Poesía callejera

Poesía callejera

Es cierto que estamos solos, que nadie nos ahorra vivir nuestra vida paso a paso ni puede acceder a ciertas estancias de nuestro interior. Lo que nos sucede nos sucede a cada uno de nosotros. Incluso en las experiencias que compartimos, en lo que «nos ha pasado a todos», no puede darse una fusión tan completa que eluda las sutiles y pertinaces simas que nos separan. Nunca seré tú, ni serás yo, y cada uno disfrutará su fortuna, sostendrá su desgracia, hará su camino y morirá su muerte. Por mucho que nos importemos, la misma piel que nos pone en contacto es la que delimita dónde acaba cada uno de nosotros.

Es cierto que avanzamos entrelazados, rozándonos hasta en la distancia. Resonamos continuamente los unos con los otros, experimentando movimientos internos amplios o sutiles. Sentimos, pensamos, actuamos conectados… Batimos nuestras alas y el efecto mariposa puede desencadenar lo que racionalmente no parece tener sentido, lo que no estaba previsto. Por mucho que nos esforcemos en vivir independientes unos de otros, los canales que nos unen incineran el secreto de nuestra autonomía. Nunca seré yo ni serás tú como si uno de nosotros no existiera, y nuestra fortuna, nuestra desgracia, nuestro camino y nuestra muerte se hallarán imbricados hagamos lo que hagamos, incluso si lo que hacemos es ignorarnos o pelear los unos con los otros.

Así sobrevuela y empapa el amor esta sucesión de sístoles y diástoles, ahora aislados, ahora mezclados, ahora solos, ahora superpuestos, cuando no simplemente a la vez. Ésa es la aparente paradoja humana. Podemos poner los ojos en la separación y declararnos emancipados. Podemos poner los ojos en la unión y declararnos comprometidos. Pero sólo cuando miramos ambas circunstancias a la vez empezamos a dejar de ser tuertos.

No se trata de elegir, sino de abarcar. Elegir nos empobrece porque nos hace esclavos de una mentira.

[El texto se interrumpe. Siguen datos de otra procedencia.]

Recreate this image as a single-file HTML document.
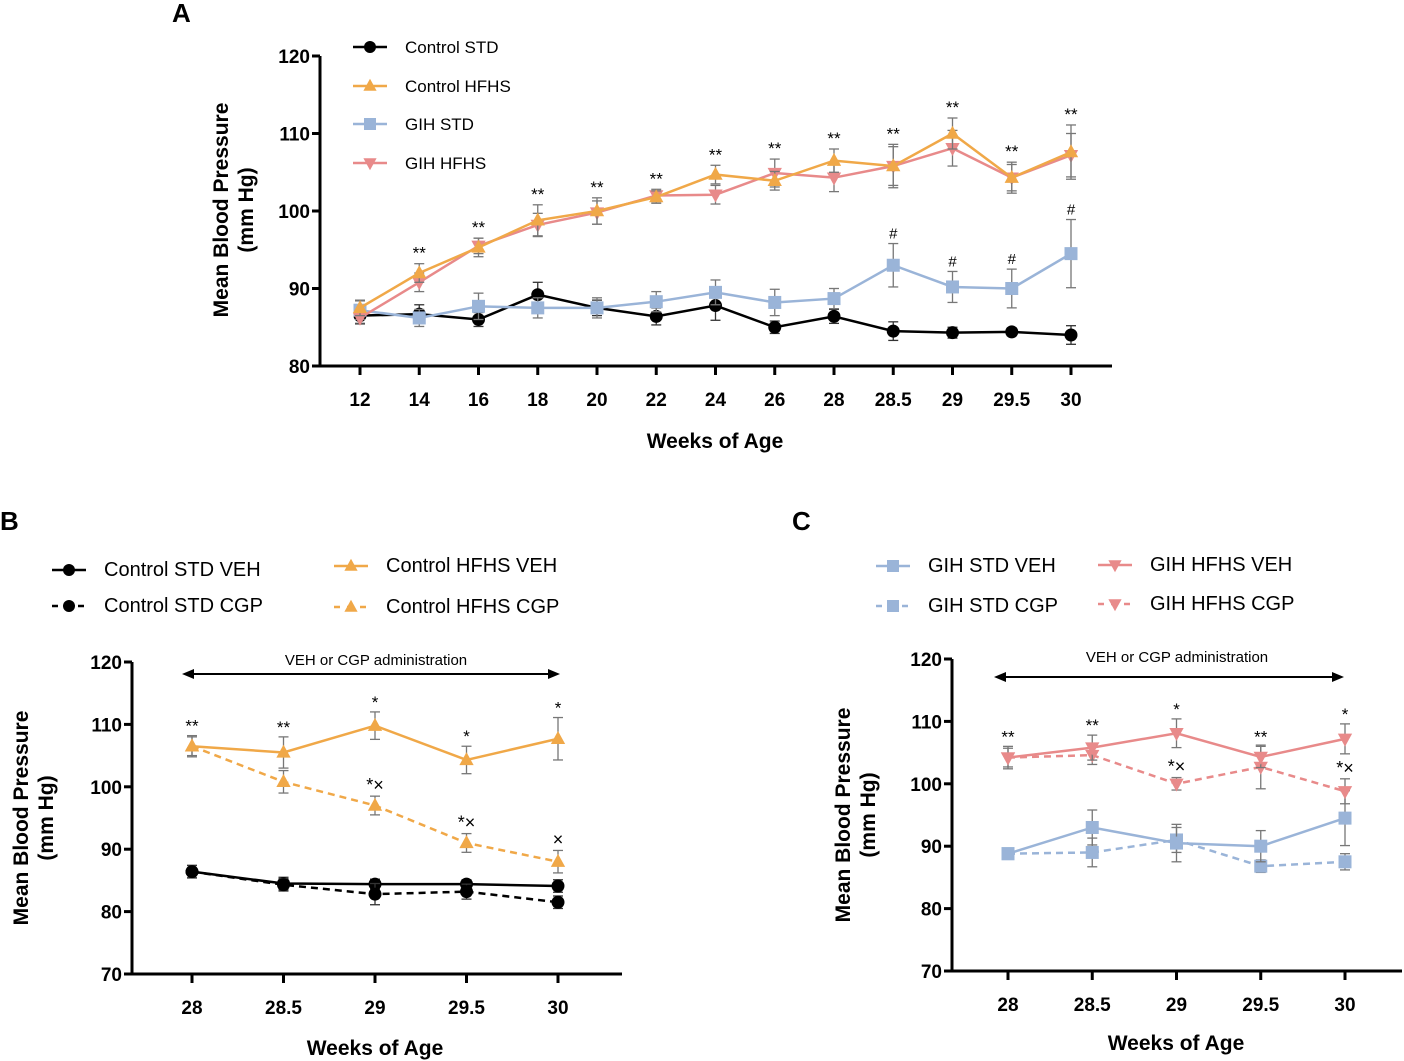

Somos capaces de hacer del altruismo condena y del egoísmo virtud, y ambas cosas nos vuelven igualmente débiles y quebradizos, agotados por tener que jugar de farol la partida. Entonces es cuando nos hace falta la humildad, para sobrellevar por igual el dolor de la soledad última y la fragilidad de ese ineludible necesitar de los demás de un modo u otro, estar unidos a ellos.

Nadie gana solo. Nadie pierde solo. Ninguna victoria o derrota son absolutas porque en ellas arrastramos la totalidad del mundo en el que vivimos con sus consecuencias. Tú y yo ganamos lo ganado y perdemos  lo perdido. Ninguno de nosotros desaparece al acabar la batalla. Tal es la realidad del corazón.

Y cuando cierro la puerta de mi cuarto, estoy sola. Y cuando cierro la puerta de mi cuarto, no hay puerta, ni muro, ni foso, ni alambrada que puedan detener vuestras presencias.